Quarta parada: Canoa 
O estado da infraestrutura hoteleira é fundamental para o futuro de um dos principais centros turísticos da costa equatoriana, onde fica a cidade de Canoa. 
Mas um cenário pouco otimista se revela logo em um dos primeiros destinos: o hotel Royal Pacific perdeu todo o piso térreo devido ao colapso de sua estrutura - causando, segundo um vizinho, a morte de seis pessoas. 
Não sabemos ao certo o que aconteceu. Nota-se que há um monte de ferro, mas ferro e concreto não funcionam juntos. O edifício caiu em si, a estrutura permaneceu, mas a base não resistiu, afirma Cardoso.
A queda do Royal Pacific lembra o clássico jogo Tetris, em que peças desaparecem ao atingir a superfície. O primeiro piso foi completamente esmagado pelos andares superiores. 

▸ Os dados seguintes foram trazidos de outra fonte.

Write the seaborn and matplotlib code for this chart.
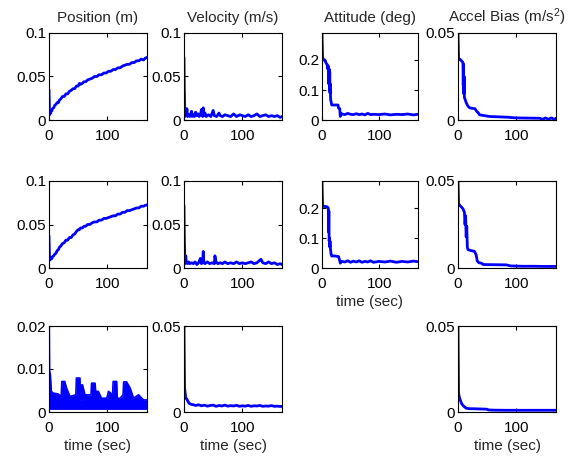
import numpy as np
import pandas as pd
import matplotlib
matplotlib.use("Agg")
import matplotlib.pyplot as plt
import seaborn as sns

# ---------------- data ----------------
titles = ["Position (m)", "Velocity (m/s)", "Attitude (deg)", "Accel Bias (m/s$^2$)"]
xlabel_text = "time (sec)"

pos_t = [0, 0.5, 1, 2, 3, 4, 5, 6, 8, 10,
         12, 14, 16, 18, 20, 23, 26, 29, 32, 35,
         38, 41, 44, 47, 50, 52, 54, 57, 60, 63,
         66, 70, 74, 78, 82, 86, 90, 94, 98, 102,
         106, 110, 114, 118, 122, 126, 130, 134, 138, 142,
         146, 150, 154, 158, 162, 165, 168]
pos1_v = [0.035, 0.020, 0.006, 0.009, 0.008, 0.011, 0.011, 0.013, 0.014, 0.017,
          0.018, 0.020, 0.020, 0.023, 0.024, 0.027, 0.027, 0.030, 0.030, 0.033,
          0.034, 0.036, 0.036, 0.039, 0.039, 0.042, 0.041, 0.042, 0.044, 0.044,
          0.046, 0.047, 0.048, 0.050, 0.050, 0.052, 0.052, 0.054, 0.054, 0.056,
          0.056, 0.058, 0.058, 0.060, 0.060, 0.062, 0.063, 0.064, 0.064, 0.066,
          0.066, 0.068, 0.068, 0.070, 0.069, 0.071, 0.072]
pos2_v = [0.037, 0.020, 0.009, 0.011, 0.010, 0.012, 0.011, 0.013, 0.014, 0.016,
          0.017, 0.020, 0.021, 0.024, 0.025, 0.028, 0.029, 0.032, 0.032, 0.035,
          0.035, 0.038, 0.039, 0.042, 0.044, 0.044, 0.046, 0.046, 0.048, 0.048,
          0.050, 0.050, 0.052, 0.053, 0.053, 0.055, 0.055, 0.057, 0.057, 0.058,
          0.059, 0.060, 0.060, 0.062, 0.062, 0.064, 0.064, 0.066, 0.066, 0.067,
          0.068, 0.069, 0.069, 0.071, 0.071, 0.072, 0.0725]

vel1_t = [0, 0.5, 1.5, 2.5, 4, 5, 6, 8, 10, 12,
          13, 14, 16, 18, 20, 22, 24, 26, 28, 30,
          32, 33, 34, 36, 38, 42, 46, 50, 52, 56,
          60, 62, 66, 70, 75, 80, 85, 90, 96, 100,
          105, 110, 115, 120, 125, 130, 135, 140, 145, 150,
          155, 160, 165, 168]
vel1_v = [0.072, 0.040, 0.004, 0.012, 0.005, 0.013, 0.004, 0.006, 0.004, 0.008,
          0.010, 0.004, 0.006, 0.004, 0.009, 0.005, 0.007, 0.004, 0.006, 0.012,
          0.004, 0.014, 0.005, 0.008, 0.004, 0.006, 0.004, 0.011, 0.005, 0.004,
          0.008, 0.005, 0.004, 0.006, 0.005, 0.004, 0.007, 0.004, 0.006, 0.005,
          0.004, 0.006, 0.004, 0.005, 0.007, 0.004, 0.005, 0.006, 0.004, 0.005,
          0.004, 0.005, 0.003, 0.004]

vel2_t = [0, 0.5, 1.5, 3, 4, 6, 8, 10, 13, 16,
          19, 22, 25, 28, 30, 32, 33, 34, 36, 40,
          44, 48, 52, 53, 55, 58, 62, 66, 70, 75,
          80, 85, 90, 95, 100, 105, 110, 115, 120, 125,
          130, 132, 135, 140, 145, 150, 155, 160, 165, 168]
vel2_v = [0.072, 0.040, 0.005, 0.014, 0.006, 0.005, 0.007, 0.005, 0.006, 0.005,
          0.007, 0.004, 0.006, 0.011, 0.005, 0.008, 0.019, 0.006, 0.005, 0.007,
          0.005, 0.006, 0.005, 0.014, 0.007, 0.005, 0.006, 0.005, 0.007, 0.005,
          0.006, 0.005, 0.007, 0.005, 0.006, 0.005, 0.006, 0.007, 0.005, 0.006,
          0.009, 0.010, 0.006, 0.005, 0.007, 0.005, 0.006, 0.004, 0.005, 0.004]

att1_t = [0, 1, 2, 5, 7, 9, 10, 11, 12, 12.5,
          13, 13.5, 14, 14.5, 15, 16, 17, 22, 28, 29,
          31, 32, 33, 35, 40, 45, 50, 55, 60, 65,
          70, 75, 80, 85, 90, 100, 110, 120, 130, 140,
          150, 160, 168]
att1_v = [0.29, 0.21, 0.20, 0.20, 0.19, 0.185, 0.17, 0.18, 0.12, 0.17,
          0.10, 0.16, 0.09, 0.12, 0.07, 0.06, 0.05, 0.05, 0.05, 0.04,
          0.038, 0.012, 0.022, 0.020, 0.018, 0.022, 0.019, 0.018, 0.021, 0.018,
          0.020, 0.017, 0.022, 0.018, 0.019, 0.018, 0.020, 0.017, 0.019, 0.018,
          0.020, 0.017, 0.019]

att2_t = [0, 1, 3, 6, 9, 11, 11.5, 12, 12.5, 13,
          13.5, 14, 15, 16, 17, 23, 29, 31, 32, 34,
          40, 45, 50, 55, 60, 65, 70, 75, 80, 85,
          90, 100, 110, 120, 130, 140, 150, 160, 168]
att2_v = [0.29, 0.21, 0.205, 0.205, 0.204, 0.20, 0.12, 0.19, 0.09, 0.10,
          0.07, 0.09, 0.06, 0.045, 0.040, 0.040, 0.038, 0.025, 0.016, 0.022,
          0.020, 0.024, 0.019, 0.023, 0.020, 0.024, 0.019, 0.022, 0.020, 0.024,
          0.019, 0.022, 0.020, 0.023, 0.019, 0.022, 0.020, 0.023, 0.021]

acc1_t = [0, 1, 3, 6, 8.5, 9, 9.5, 10, 10.5, 11,
          12, 14, 17, 20, 23, 29, 32, 35, 37, 45,
          55, 70, 85, 100, 120, 140, 145, 150, 155, 160,
          165, 168]
acc1_v = [0.05, 0.035, 0.035, 0.034, 0.033, 0.020, 0.032, 0.015, 0.025, 0.013,
          0.012, 0.010, 0.008, 0.007, 0.0068, 0.0065, 0.005, 0.004, 0.003, 0.0025,
          0.002, 0.0018, 0.0016, 0.0012, 0.0011, 0.0010, 0.0004, 0.0012, 0.0004, 0.0012,
          0.0004, 0.0010]

acc2_t = [0, 1, 3, 6, 8.6, 11, 12, 13, 14, 15,
          16, 17, 22, 28, 31, 33, 36, 40, 43, 60,
          83, 90, 110, 130, 150, 168]
acc2_v = [0.05, 0.037, 0.036, 0.035, 0.034, 0.032, 0.025, 0.030, 0.018, 0.024,
          0.012, 0.0106, 0.010, 0.0096, 0.0077, 0.004, 0.003, 0.0028, 0.002, 0.0019,
          0.0018, 0.0012, 0.0010, 0.0010, 0.0009, 0.0009]

pos3_t = [0, 0.5, 1, 2.3, 4, 7, 15.5, 21, 22, 27,
          30, 36, 46, 47, 53, 54, 55, 56, 57.5, 63,
          64, 72, 73, 79, 80, 84.5, 90, 99, 102, 109,
          110, 116, 117, 122, 127, 128, 133, 139, 145, 153.5,
          162, 168]
pos3_upper = [0.020, 0.020, 0.0095, 0.0087, 0.0048, 0.0044, 0.0042, 0.0036, 0.0071, 0.0071,
              0.0056, 0.0036, 0.0040, 0.0079, 0.0079, 0.0028, 0.0028, 0.0063, 0.0063, 0.0032,
              0.0040, 0.0040, 0.0067, 0.0067, 0.0048, 0.0048, 0.0032, 0.0032, 0.0048, 0.0040,
              0.0071, 0.0071, 0.0032, 0.0032, 0.0040, 0.0070, 0.0070, 0.0056, 0.0032, 0.0040,
              0.0028, 0.0028]
pos3_lower = 0.0006

vel3_t = [0, 0.5, 1, 3, 5, 7, 9, 12, 16, 20,
          25, 30, 35, 40, 45, 50, 55, 60, 65, 70,
          75, 80, 85, 90, 95, 100, 105, 110, 115, 120,
          125, 130, 135, 140, 145, 150, 155, 160, 165, 168]
vel3_v = [0.050, 0.030, 0.014, 0.008, 0.0075, 0.006, 0.005, 0.0045, 0.0042, 0.0038,
          0.0042, 0.0036, 0.0040, 0.0034, 0.0038, 0.0040, 0.0033, 0.0038, 0.0035, 0.0040,
          0.0034, 0.0037, 0.0035, 0.0039, 0.0033, 0.0036, 0.0034, 0.0038, 0.0033, 0.0036,
          0.0035, 0.0038, 0.0033, 0.0035, 0.0034, 0.0037, 0.0033, 0.0034, 0.0032, 0.0033]

acc3_t = [0, 0.5, 1, 2, 4, 6, 8, 11, 14, 20,
          28, 35, 45, 50, 52, 60, 80, 100, 120, 140,
          160, 168]
acc3_v = [0.050, 0.030, 0.011, 0.009, 0.0068, 0.005, 0.004, 0.003, 0.0022, 0.0019,
          0.0019, 0.0018, 0.0017, 0.0016, 0.0012, 0.0011, 0.0010, 0.0010, 0.0010, 0.0010,
          0.0010, 0.0010]

x_ticks = [0, 100]
x_tick_labels = ["0", "100"]
ticks_pos = [0, 0.05, 0.1]
labels_pos = ["0", "0.05", "0.1"]
ticks_att = [0, 0.1, 0.2]
labels_att = ["0", "0.1", "0.2"]
ticks_005 = [0, 0.05]
labels_005 = ["0", "0.05"]
ticks_002 = [0, 0.01, 0.02]
labels_002 = ["0", "0.01", "0.02"]

# ---------------- style ----------------
sns.set_style("ticks")
plt.rcParams["font.family"] = ["Liberation Sans", "DejaVu Sans"]
plt.rcParams["mathtext.fontset"] = "custom"
plt.rcParams["mathtext.rm"] = "Liberation Sans"
plt.rcParams["mathtext.it"] = "Liberation Sans"
FS = 11

W, H = 574, 458
fig = plt.figure(figsize=(W / 100, H / 100), dpi=100)

col_x = [(49, 147), (184, 282), (322, 418), (458, 556)]
row_y = [(33, 120), (181, 268), (326, 412)]

BLUE = "#0000ff"


def make_ax(r, c):
    x0, x1 = col_x[c]
    y0, y1 = row_y[r]
    return fig.add_axes([x0 / W, 1 - y1 / H, (x1 - x0) / W, (y1 - y0) / H])


def style(ax, ylim, yt, ytl, title=None, xlabel=None):
    ax.set_xlim(0, 168)
    ax.set_ylim(*ylim)
    ax.set_xticks(x_ticks)
    ax.set_xticklabels(x_tick_labels)
    ax.set_yticks(yt)
    ax.set_yticklabels(ytl)
    ax.tick_params(direction="in", length=3, width=0.8, top=True, right=True,
                   labelsize=FS, colors="black")
    ax.tick_params(axis="x", pad=6.5)
    ax.tick_params(axis="y", pad=2)
    for s in ax.spines.values():
        s.set_visible(True)
        s.set_color("black")
        s.set_linewidth(0.8)
    ax.set_ylabel("")
    ax.set_xlabel(xlabel if xlabel else "", fontsize=FS, labelpad=3)
    if title:
        ax.set_title(title, fontsize=FS, pad=8)


def line(ax, t, v, lw=2.0):
    df = pd.DataFrame({"t": t, "v": v})
    sns.lineplot(data=df, x="t", y="v", ax=ax, color=BLUE, linewidth=lw,
                 estimator=None, sort=False)


# Row 1
ax = make_ax(0, 0); line(ax, pos_t, pos1_v)
style(ax, (0, 0.1), ticks_pos, labels_pos, title=titles[0])
ax = make_ax(0, 1); line(ax, vel1_t, vel1_v)
style(ax, (0, 0.1), ticks_pos, labels_pos, title=titles[1])
ax = make_ax(0, 2); line(ax, att1_t, att1_v)
style(ax, (0, 0.29), ticks_att, labels_att, title=titles[2])
ax = make_ax(0, 3); line(ax, acc1_t, acc1_v)
style(ax, (0, 0.05), ticks_005, labels_005, title=titles[3])

# Row 2
ax = make_ax(1, 0); line(ax, pos_t, pos2_v)
style(ax, (0, 0.1), ticks_pos, labels_pos)
ax = make_ax(1, 1); line(ax, vel2_t, vel2_v)
style(ax, (0, 0.1), ticks_pos, labels_pos)
ax = make_ax(1, 2); line(ax, att2_t, att2_v)
style(ax, (0, 0.29), ticks_att, labels_att, xlabel=xlabel_text)
ax = make_ax(1, 3); line(ax, acc2_t, acc2_v)
style(ax, (0, 0.05), ticks_005, labels_005)

# Row 3
ax = make_ax(2, 0)
ax.fill_between(pos3_t, pos3_lower, pos3_upper, color=BLUE, linewidth=0)
line(ax, pos3_t, pos3_upper, lw=1.2)
style(ax, (0, 0.02), ticks_002, labels_002, xlabel=xlabel_text)
ax = make_ax(2, 1); line(ax, vel3_t, vel3_v)
style(ax, (0, 0.05), ticks_005, labels_005, xlabel=xlabel_text)
ax = make_ax(2, 3); line(ax, acc3_t, acc3_v)
style(ax, (0, 0.05), ticks_005, labels_005, xlabel=xlabel_text)

fig.savefig("out.png", dpi=100, facecolor="white")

Mas a dois quarteirões desse hotel há outro sem rachaduras, como se o terremoto não tivesse ao menos ocorrido. 
Os dono do hotel Amalur são dois espanhois, José de San Diego e Lorena Rojo, e o segredo da construção é simples. 
Levamos dois meses nas fundações, enquanto outros correm para começar o negócio mais rápido e não fazem uma boa fundação, disse Diego. 
Muitas pessoas usam areia da praia e a maresia vai comendo o ferro. Usamos areia de rio, lavada e peneirada. Veja o tamanho de nossas colunas. E só levantamos um piso. A base do hotel é de concreto e a parte de cima é de madeira e bambu, afirmou Lorena. 
Ambos fazem uma descrição desoladora do que vinha ocorrendo com algumas construções em Canoa. Aqui apresentavam uma planta de um andar, construíam cinco e ninguém ficava sabendo. 
Existiam prédios que pareciam que iriam cair mesmo sem terremoto. 
Isso ocorria mesmo após um terremoto que atingiu Bahía de Caráquez e Canoa em 1998. 
Embora o presidente tenha manifestado intenção de aprender com os erros da experiência dolorosíssima, o especialista Enrique García se diz pessimista em relação ao futuro. 
Em 2008, houve um congresso em Bahía de Caráquez para determinar o que tínhamos aprendido com o terremoto de 1998, e veja o que aconteceu agora. Algumas medidas irão ser tomadas, mas acho que isso cairá no esquecimento em um ano.